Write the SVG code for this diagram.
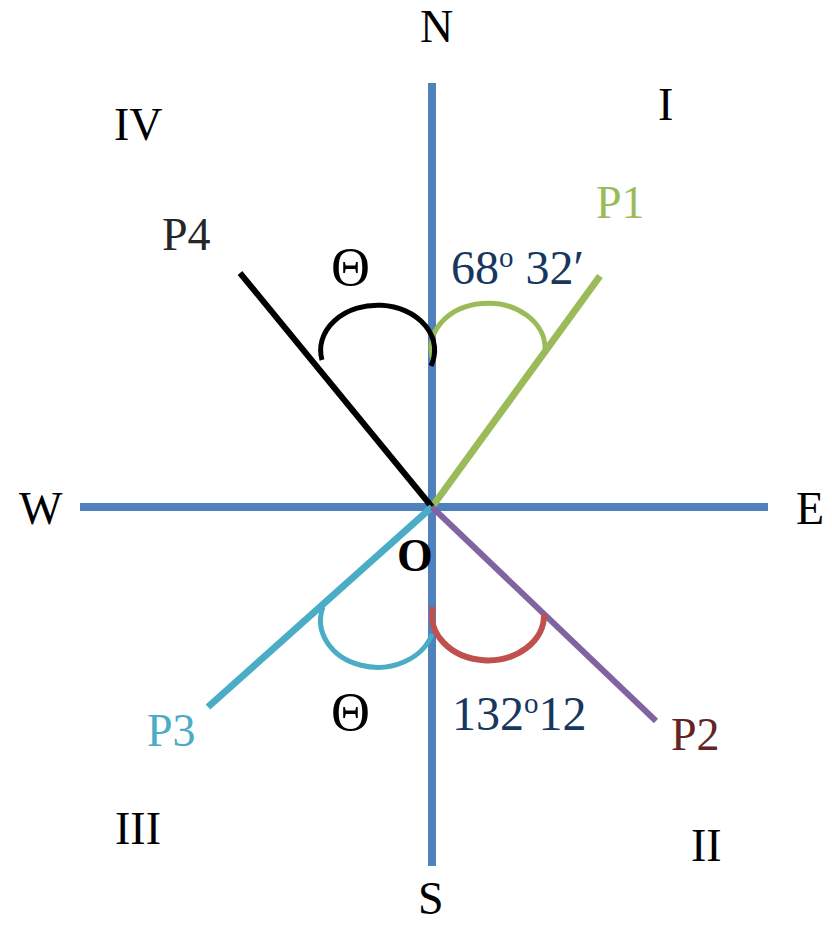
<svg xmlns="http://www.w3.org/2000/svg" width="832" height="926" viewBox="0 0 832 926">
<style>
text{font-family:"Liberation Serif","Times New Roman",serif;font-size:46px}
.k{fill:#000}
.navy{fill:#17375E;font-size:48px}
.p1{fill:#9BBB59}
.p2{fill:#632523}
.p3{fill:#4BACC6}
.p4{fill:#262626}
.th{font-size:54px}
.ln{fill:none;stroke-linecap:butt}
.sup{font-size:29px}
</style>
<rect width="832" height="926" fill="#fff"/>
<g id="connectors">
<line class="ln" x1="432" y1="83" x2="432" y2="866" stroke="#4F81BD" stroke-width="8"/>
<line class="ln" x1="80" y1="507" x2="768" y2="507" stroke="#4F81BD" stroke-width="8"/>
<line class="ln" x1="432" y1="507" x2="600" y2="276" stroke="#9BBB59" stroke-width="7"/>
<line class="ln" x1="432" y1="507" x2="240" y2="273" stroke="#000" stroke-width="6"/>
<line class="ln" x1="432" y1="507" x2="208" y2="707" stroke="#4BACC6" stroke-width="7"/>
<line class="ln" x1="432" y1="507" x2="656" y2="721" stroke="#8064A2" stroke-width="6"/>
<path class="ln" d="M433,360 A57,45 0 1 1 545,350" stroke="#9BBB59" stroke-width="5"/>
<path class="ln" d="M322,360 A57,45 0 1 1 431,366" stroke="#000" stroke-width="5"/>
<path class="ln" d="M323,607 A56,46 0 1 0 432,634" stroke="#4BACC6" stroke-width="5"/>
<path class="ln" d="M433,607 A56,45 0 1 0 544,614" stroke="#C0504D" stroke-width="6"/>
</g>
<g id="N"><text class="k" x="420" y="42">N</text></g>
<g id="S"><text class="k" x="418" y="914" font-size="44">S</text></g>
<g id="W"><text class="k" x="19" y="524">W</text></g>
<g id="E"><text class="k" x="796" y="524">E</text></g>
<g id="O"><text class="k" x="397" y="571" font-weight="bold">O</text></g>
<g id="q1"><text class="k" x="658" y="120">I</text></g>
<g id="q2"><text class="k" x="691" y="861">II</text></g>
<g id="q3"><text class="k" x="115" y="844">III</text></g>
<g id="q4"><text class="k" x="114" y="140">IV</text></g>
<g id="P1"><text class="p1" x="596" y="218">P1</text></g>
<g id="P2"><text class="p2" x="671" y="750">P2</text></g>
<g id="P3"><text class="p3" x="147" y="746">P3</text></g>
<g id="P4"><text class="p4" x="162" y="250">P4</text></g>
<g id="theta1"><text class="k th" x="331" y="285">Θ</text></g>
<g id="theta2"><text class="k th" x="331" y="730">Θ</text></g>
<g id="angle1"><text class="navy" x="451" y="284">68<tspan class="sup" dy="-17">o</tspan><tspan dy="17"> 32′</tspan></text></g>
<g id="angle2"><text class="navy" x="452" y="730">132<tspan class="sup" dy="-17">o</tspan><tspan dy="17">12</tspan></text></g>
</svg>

■ Task goal ■
Leave out all pictures, then copy the remaining material exactly.

■ Solution ■
Write the SVG code for this diagram.
<svg xmlns="http://www.w3.org/2000/svg" width="832" height="926" viewBox="0 0 832 926">
<style>
text{font-family:"Liberation Serif","Times New Roman",serif;font-size:46px}
.k{fill:#000}
.navy{fill:#17375E;font-size:48px}
.p1{fill:#9BBB59}
.p2{fill:#632523}
.p3{fill:#4BACC6}
.p4{fill:#262626}
.th{font-size:54px}
.ln{fill:none;stroke-linecap:butt}
.sup{font-size:29px}
</style>
<rect width="832" height="926" fill="#fff"/>
<g id="connectors">
<line class="ln" x1="432" y1="83" x2="432" y2="866" stroke="#4F81BD" stroke-width="8"/>
<line class="ln" x1="80" y1="507" x2="768" y2="507" stroke="#4F81BD" stroke-width="8"/>
<line class="ln" x1="432" y1="507" x2="600" y2="276" stroke="#9BBB59" stroke-width="7"/>
<line class="ln" x1="432" y1="507" x2="240" y2="273" stroke="#000" stroke-width="6"/>
<line class="ln" x1="432" y1="507" x2="208" y2="707" stroke="#4BACC6" stroke-width="7"/>
<line class="ln" x1="432" y1="507" x2="656" y2="721" stroke="#8064A2" stroke-width="6"/>
<path class="ln" d="M433,360 A57,45 0 1 1 545,350" stroke="#9BBB59" stroke-width="5"/>
<path class="ln" d="M322,360 A57,45 0 1 1 431,366" stroke="#000" stroke-width="5"/>
<path class="ln" d="M323,607 A56,46 0 1 0 432,634" stroke="#4BACC6" stroke-width="5"/>
<path class="ln" d="M433,607 A56,45 0 1 0 544,614" stroke="#C0504D" stroke-width="6"/>
</g>
<g id="N"><text class="k" x="420" y="42">N</text></g>
<g id="S"><text class="k" x="418" y="914" font-size="44">S</text></g>
<g id="W"><text class="k" x="19" y="524">W</text></g>
<g id="E"><text class="k" x="796" y="524">E</text></g>
<g id="O"><text class="k" x="397" y="571" font-weight="bold">O</text></g>
<g id="q1"><text class="k" x="658" y="120">I</text></g>
<g id="q2"><text class="k" x="691" y="861">II</text></g>
<g id="q3"><text class="k" x="115" y="844">III</text></g>
<g id="q4"><text class="k" x="114" y="140">IV</text></g>
<g id="P1"><text class="p1" x="596" y="218">P1</text></g>
<g id="P2"><text class="p2" x="671" y="750">P2</text></g>
<g id="P3"><text class="p3" x="147" y="746">P3</text></g>
<g id="P4"><text class="p4" x="162" y="250">P4</text></g>
<g id="theta1"><text class="k th" x="331" y="285">Θ</text></g>
<g id="theta2"><text class="k th" x="331" y="730">Θ</text></g>
<g id="angle1"><text class="navy" x="451" y="284">68<tspan class="sup" dy="-17">o</tspan><tspan dy="17"> 32′</tspan></text></g>
<g id="angle2"><text class="navy" x="452" y="730">132<tspan class="sup" dy="-17">o</tspan><tspan dy="17">12</tspan></text></g>
</svg>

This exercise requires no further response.